AB genelinde katılımcıların yüzde 73'ü kendilerini bir Müslüman ile çalışırken rahat hissedeceğini belirtirken, bu oran ülkeler arasında ciddi bir biçimde farklılaşıyor. Hollanda'da bu oran yüzde 95 iken, Romanya'da yüzde 48 ve Macaristan'da ise yüzde 50 olarak kaydediliyor. Bu veriler, Müslümanlarla çalışma konusunda ülkeler arasında önemli bir fark olduğuna ve bazı bölgelerde daha fazla toplumsal kaygı veya ön yargılara işaret ediyor.

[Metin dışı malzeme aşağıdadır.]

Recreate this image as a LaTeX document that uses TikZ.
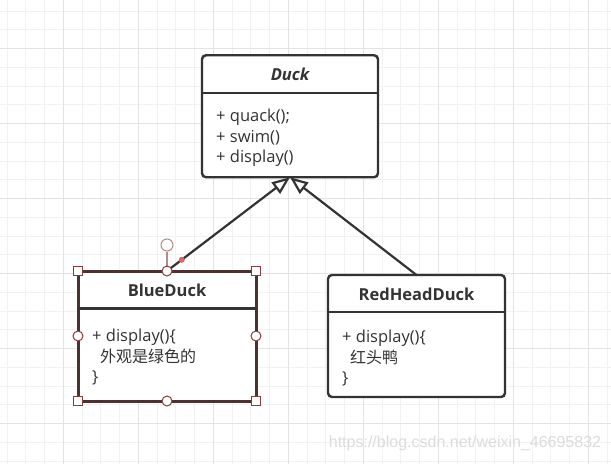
\documentclass[tikz,border=0pt]{standalone}
\usepackage{fontspec}
\setmainfont{Open Sans}
\newfontfamily\cjk{Noto Sans CJK SC}
\newfontfamily\wmfont{Liberation Sans}
\usetikzlibrary{positioning,arrows.meta}
\definecolor{ink}{HTML}{333333}
\definecolor{selbrown}{HTML}{4A3232}
\definecolor{handle}{HTML}{8B3A3A}
\definecolor{rothandle}{HTML}{B58A8A}
\definecolor{reddot}{HTML}{E06262}
\definecolor{gridminor}{HTML}{F2F2F2}
\definecolor{gridmajor}{HTML}{E3E3E3}
\definecolor{wmgray}{HTML}{DCDCDC}

\begin{document}
\begin{tikzpicture}[x=1pt, y=-1pt, font=\fontsize{16.5}{20.5}\selectfont,
    cls/.style={draw=ink, line width=2.4pt, rounded corners=4pt, fill=white, outer sep=0pt, minimum width=176pt, minimum height=122pt},
    title/.style={font=\fontsize{16.5}{18}\selectfont\bfseries, text=ink},
    body/.style={align=left, text=ink, anchor=north west, inner sep=0pt},
    sq/.style={draw=handle, fill=white, line width=1pt, minimum size=9pt, inner sep=0pt},
    dot/.style={circle, draw=handle, fill=white, line width=1pt, minimum size=10pt, inner sep=0pt},
    inherit/.style={draw=ink, line width=2.2pt, -{Triangle[open, length=18pt, width=14pt, fill=white]}}]

	% grid paper
	\useasboundingbox (0,0) rectangle (611,464);
	\fill[white] (0,0) rectangle (611,464);
	\foreach \i in {0,...,32} \draw[gridminor, line width=1pt] ({7.05+18.75*\i},0) -- ++(0,464);
	\foreach \j in {0,...,25} \draw[gridminor, line width=1pt] (0,{-7.55+18.75*\j}) -- ++(611,0);
	\foreach \i in {0,...,7} \draw[gridmajor, line width=1pt] ({63.3+75*\i},0) -- ++(0,464);
	\foreach \j in {0,...,5} \draw[gridmajor, line width=1pt] (0,{48.7+75*\j}) -- ++(611,0);

	% classes
	\node[cls] (duck) at (290,116.25) {};
	\node[title, font=\fontsize{16.5}{18}\selectfont\bfseries\itshape] (duck_title) at ([yshift=-19pt]duck.north) {Duck};
	\draw[ink, line width=2.4pt] ([yshift=-37.5pt]duck.north west) -- ([yshift=-37.5pt]duck.north east);
	\node[body] (duck_ops) at ([xshift=14pt, yshift=-54pt]duck.north west) {+ quack();\\+ swim()\\+ display()};

	\node[cls, draw=selbrown, line width=3pt, rounded corners=0pt, minimum width=178pt, minimum height=130pt] (blue) at (167,336) {};
	\node[title] (blue_title) at ([yshift=-19pt]blue.north) {BlueDuck};
	\draw[ink, line width=2.6pt] ([yshift=-37.5pt]blue.north west) -- ([yshift=-37.5pt]blue.north east);
	\node[body] (blue_ops) at ([xshift=14pt, yshift=-58pt]blue.north west) {+ display()\{\\\hspace{8pt}{\cjk\fontsize{16}{20.5}\selectfont 外观是绿色的}\\\}};

	\node[cls, minimum width=177pt] (red) at (416.5,336) {};
	\node[title] (red_title) at ([yshift=-19pt]red.north) {RedHeadDuck};
	\draw[ink, line width=2.4pt] ([yshift=-37pt]red.north west) -- ([yshift=-37pt]red.north east);
	\node[body] (red_ops) at ([xshift=14pt, yshift=-55pt]red.north west) {+ display()\{\\\hspace{8pt}{\cjk\fontsize{16}{20.5}\selectfont 红头鸭}\\\}};

	% inheritance
	\draw[inherit] (blue.north) -- node[pos=0.12, circle, fill=reddot, minimum size=6pt, inner sep=0pt] (bend) {} (duck.south);
	\draw[inherit] (red.north) -- (duck.south);

	% selection handles
	\node[dot, draw=rothandle, minimum size=12pt] (rot) at (167,245) {};
	\draw[rothandle, line width=1.5pt] (rot) -- (blue.north);
	\foreach \a in {north west, north east, south west, south east} \node[sq] at (blue.\a) {};
	\foreach \a in {north, south, west, east} \node[dot] at (blue.\a) {};

	\node[text=wmgray, font=\wmfont\fontsize{16}{18}\selectfont] (mark) at (465,443) {https://blog.csdn.net/weixin\_46695832};
\end{tikzpicture}
\end{document}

Katılımcıların, yüzde 37'si iş yerlerinde çeşitliliği teşvik etmek için yeterince çaba sarf edilip edilmediği sorusuna "hayır" derken, yüzde 35'i "evet" cevabını veriyor. Ten rengi temelli ayrımcılığın yaygın olduğu inancında ise üye ülkeler arasında daha geniş farklılık gözlemleniyor. AB üyesi 17 ülkeden katılımcıların yarısından fazlası bu tür ayrımcılığın kendi ülkelerinde yaygın olduğu görüşünü paylaşıyor.
Çalışmaya katılan her 7 kişiden 6'sı seçilmiş en yüksek siyasi pozisyonda farklı etnik kökene sahip birini görmekten rahatsız olmayacağını belirtirken, katılımcıların 4’te birinden fazlası bu pozisyona Roman kökenli bir kişinin seçilmesinden tamamen rahatsız olacağını ifade ediyor.
Araştırma ayrıca AB vatandaşları arasında sosyal çevrelerdeki çeşitliliğin en yüksek olduğu ülkeler Hollanda, İsveç ve İspanya iken Polonya, Romanya ve Macaristan'daki katılımcılar en düşük çeşitliliğe sahip.
Araştırma, AB'nin ayrımcılıkla mücadele konusunda yürüttüğü politikalara dair önemli ipuçları sunuyor ve ayrımcılıkla mücadelede farkındalık yaratma, hukuki düzenlemeler ve sosyal içerme politikalarının güçlendirilmesi gerektiğine dikkati çekiyor.